4. In their objection to the motion for judgment on the pleadings, the plaintiffs rephrase their argument, stating that BAC violated TILA by "fail[ing] to disclose to Plaintiffs that the minimum payment amount required by [BAC] did not include the fees that [BAC] imposes when payments are tendered at a branch office," and failing to "disclose that those customers who sign up for the online payment service will not be permitted to make such a payment on the due date and will therefore be compelled to find another method of payment on the due date."

5. Section 1637(b)(11)(A) requires that each statement recite the following: "Minimum Payment Warning: Making only the minimum payment will increase the amount of interest you pay and the time it takes to repay your balance.", or [a] similar statement."
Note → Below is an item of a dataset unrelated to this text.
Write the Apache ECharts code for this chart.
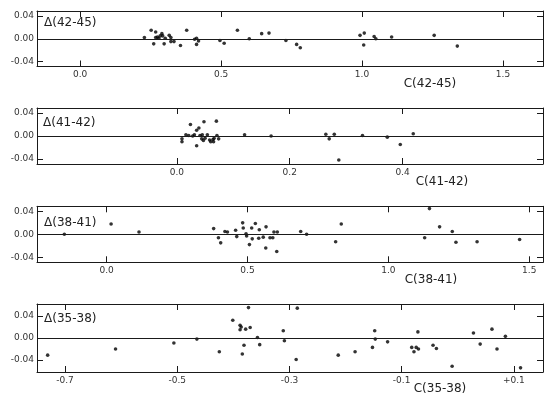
<!DOCTYPE html>
<html>
<head>
<meta charset="utf-8">
<script src="https://cdn.jsdelivr.net/npm/echarts@6/dist/echarts.min.js"></script>
<style>
html,body{margin:0;padding:0;background:#fff;}
#chart{width:560px;height:404px;}
</style>
</head>
<body>
<div id="chart"></div>
<script>
// ---- Panel 1: Δ(42-45) vs C(42-45)
var p1X = [0.228,0.252,0.261,0.268,0.268,0.274,0.279,0.284,0.290,0.293,0.298,0.302,0.316,0.322,0.322,0.333,0.356,0.378,0.406,0.413,0.413,0.420,0.496,0.511,0.558,0.600,0.644,0.670,0.730,0.768,0.781,0.993,1.008,1.006,1.043,1.049,1.105,1.256,1.338];
var p1Y = [0.002,0.015,-0.009,0.012,0.002,0.003,0.001,0.005,0.009,0.005,-0.009,0.001,0.006,0.002,-0.005,-0.005,-0.012,0.015,-0.001,0.001,-0.010,-0.004,-0.003,-0.008,0.015,0.000,0.009,0.010,-0.003,-0.010,-0.016,0.006,0.010,-0.011,0.004,0.000,0.003,0.006,-0.013];
// ---- Panel 2: Δ(41-42) vs C(41-42)
var p2X = [0.009,0.009,0.016,0.024,0.021,0.028,0.031,0.035,0.035,0.039,0.041,0.044,0.045,0.048,0.047,0.050,0.054,0.058,0.060,0.064,0.066,0.070,0.071,0.074,0.065,0.120,0.167,0.264,0.270,0.279,0.287,0.329,0.373,0.396,0.419];
var p2Y = [-0.005,-0.010,0.002,0.020,0.001,0.000,0.002,-0.017,0.010,0.014,0.001,-0.005,0.002,0.025,-0.008,-0.004,0.002,-0.007,-0.010,-0.006,-0.004,0.026,0.001,-0.005,-0.010,0.002,0.000,0.003,-0.005,0.003,-0.042,0.001,-0.002,-0.015,0.004];
// ---- Panel 3: Δ(38-41) vs C(38-41)
var p3X = [-0.150,0.016,0.115,0.380,0.397,0.405,0.420,0.429,0.458,0.462,0.483,0.485,0.495,0.497,0.507,0.515,0.517,0.528,0.542,0.540,0.556,0.565,0.566,0.580,0.590,0.594,0.604,0.606,0.689,0.710,0.813,0.833,1.146,1.129,1.182,1.227,1.240,1.315,1.466];
var p3Y = [0.000,0.018,0.004,0.010,-0.006,-0.015,0.005,0.004,0.007,-0.004,0.020,0.011,0.001,-0.003,-0.018,0.011,-0.008,0.019,0.008,-0.007,-0.005,-0.024,0.013,-0.006,-0.006,0.004,-0.030,0.004,0.005,0.000,-0.013,0.018,0.045,-0.006,0.013,0.005,-0.014,-0.013,-0.009];
// ---- Panel 4: Δ(35-38) vs C(35-38)
var p4X = [-0.731,-0.610,-0.506,-0.465,-0.425,-0.401,-0.388,-0.386,-0.388,-0.378,-0.370,-0.373,-0.381,-0.384,-0.357,-0.353,-0.311,-0.309,-0.286,-0.288,-0.213,-0.183,-0.152,-0.148,-0.147,-0.125,-0.082,-0.078,-0.074,-0.071,-0.070,-0.044,-0.038,-0.010,0.028,0.040,0.061,0.070,0.085,0.112];
var p4Y = [-0.031,-0.020,-0.009,-0.002,-0.025,0.032,0.023,0.020,0.015,0.016,0.019,0.055,-0.013,-0.029,0.001,-0.012,0.013,-0.005,0.054,-0.039,-0.031,-0.025,-0.017,0.013,-0.002,-0.007,-0.017,-0.025,-0.017,0.011,-0.020,-0.013,-0.019,-0.051,0.009,-0.011,0.016,-0.020,0.003,-0.054];

// ---- tick labels
var yTickVals = [-0.04, 0, 0.04];
var yTickText = ['-0.04', '0.00', '0.04'];
var x1TickVals = [0, 0.5, 1.0, 1.5];   var x1TickText = ['0.0', '0.5', '1.0', '1.5'];
var x2TickVals = [0, 0.2, 0.4];        var x2TickText = ['0.0', '0.2', '0.4'];
var x3TickVals = [0, 0.5, 1.0, 1.5];   var x3TickText = ['0.0', '0.5', '1.0', '1.5'];
var x4TickVals = [-0.7, -0.5, -0.3, -0.1, 0.1]; var x4TickText = ['-0.7', '-0.5', '-0.3', '-0.1', '+0.1'];

var deltaLabels = ['\u0394(42-45)', '\u0394(41-42)', '\u0394(38-41)', '\u0394(35-38)'];
var axisTitles = ['C(42-45)', 'C(41-42)', 'C(38-41)', 'C(35-38)'];

var panels = [
  {xs: p1X, ys: p1Y, xv: x1TickVals, xt: x1TickText, xmin: -0.153, xmax: 1.642, ymax: 0.049, top: 11, h: 55.5},
  {xs: p2X, ys: p2Y, xv: x2TickVals, xt: x2TickText, xmin: -0.248, xmax: 0.649, ymax: 0.049, top: 108, h: 56},
  {xs: p3X, ys: p3Y, xv: x3TickVals, xt: x3TickText, xmin: -0.247, xmax: 1.549, ymax: 0.049, top: 206.3, h: 56},
  {xs: p4X, ys: p4Y, xv: x4TickVals, xt: x4TickText, xmin: -0.750, xmax: 0.152, ymax: 0.0615, top: 304, h: 68}
];
var deltaPos = [[44, 17], [43, 117], [44, 217], [44, 313]];
var titlePos = [[430, 84], [442, 182], [431, 280], [440, 389]];

function lookup(vals, texts) {
  return function (v) {
    for (var i = 0; i < vals.length; i++) if (Math.abs(vals[i] - v) < 1e-6) return texts[i];
    return '';
  };
}

var FONT = 'DejaVu Sans';
var INK = '#1a1a1a';
var grid = [], xAxis = [], yAxis = [], series = [], graphic = [];

panels.forEach(function (p, i) {
  grid.push({left: 37, right: 17, top: p.top, height: p.h});
  var line = {show: true, onZero: false, lineStyle: {color: INK, width: 1}};
  // bottom x
  xAxis.push({
    type: 'value', gridIndex: i, position: 'bottom', min: p.xmin, max: p.xmax,
    axisLine: line, splitLine: {show: false},
    axisTick: {show: true, inside: true, length: 6, customValues: p.xv, lineStyle: {color: INK}},
    axisLabel: {customValues: p.xv, formatter: lookup(p.xv, p.xt), fontSize: 9, fontFamily: FONT, color: '#333', margin: 4}
  });
  // top x
  xAxis.push({
    type: 'value', gridIndex: i, position: 'top', min: p.xmin, max: p.xmax,
    axisLine: line, splitLine: {show: false},
    axisTick: {show: true, inside: true, length: 6, customValues: p.xv, lineStyle: {color: INK}},
    axisLabel: {show: false}
  });
  // left y
  yAxis.push({
    type: 'value', gridIndex: i, position: 'left', min: -p.ymax, max: p.ymax,
    axisLine: line, splitLine: {show: false},
    axisTick: {show: true, inside: true, length: 6, customValues: yTickVals, lineStyle: {color: INK}},
    axisLabel: {customValues: yTickVals, formatter: lookup(yTickVals, yTickText), fontSize: 9, fontFamily: FONT, color: '#333', margin: 3}
  });
  // right y
  yAxis.push({
    type: 'value', gridIndex: i, position: 'right', min: -p.ymax, max: p.ymax,
    axisLine: line, splitLine: {show: false},
    axisTick: {show: true, inside: true, length: 6, customValues: yTickVals, lineStyle: {color: INK}},
    axisLabel: {show: false}
  });
  var data = p.xs.map(function (x, k) { return [x, p.ys[k]]; });
  series.push({
    type: 'scatter', xAxisIndex: 2 * i, yAxisIndex: 2 * i, data: data,
    symbol: 'circle', symbolSize: 3.6, itemStyle: {color: '#000'},
    silent: true,
    markLine: {
      silent: true, symbol: 'none', label: {show: false}, animation: false,
      lineStyle: {color: INK, width: 1, type: 'solid'},
      data: [{yAxis: 0}]
    }
  });
  graphic.push({
    type: 'text', left: deltaPos[i][0], top: deltaPos[i][1],
    style: {text: deltaLabels[i], font: '12px "' + FONT + '"', fill: '#222'}
  });
  graphic.push({
    type: 'text', x: titlePos[i][0], y: titlePos[i][1],
    style: {text: axisTitles[i], font: '12px "' + FONT + '"', fill: '#222', align: 'center', verticalAlign: 'middle'}
  });
});

var chart = echarts.init(document.getElementById('chart'), null, {renderer: 'canvas'});
chart.setOption({
  backgroundColor: '#fff',
  animation: false,
  grid: grid, xAxis: xAxis, yAxis: yAxis, series: series, graphic: graphic
});
</script>
</body>
</html>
6. Additionally, section 1637(b)(9) refers only to dates after which finance charges will be imposed. Under 12 C.F.R. § 226.4(c)(2), "charges for actual unanticipated late payment . . . or for delinquency, default, or a similar occurrence" are explicitly excluded from the definition of "finance charge." Therefore, section 1637(b)(9) cannot be read to require BAC to state that late fees may be imposed if payment is made at a branch location. See Van Slyke, 2007 WL 2385108, at *5.

7. With respect to some statements, these dates and amounts are redacted.

8. In their objection, the plaintiffs state that they "do not challenge [BAC]'s electronic payment processing system." Sukaskas attempted to pay via the electronic system but the system would not process his payment that day. Therefore, his argument appears to be analogous to Trombley's: BAC is obligated to credit payments made on the date they are tendered, regardless of whether they are tendered in person or online.

9. A fourth type of preemption, "complete preemption," relates to federal subject-matter jurisdiction.

10. FIA Card Services, N.A., is a national banking association into which BAC merged in 2006.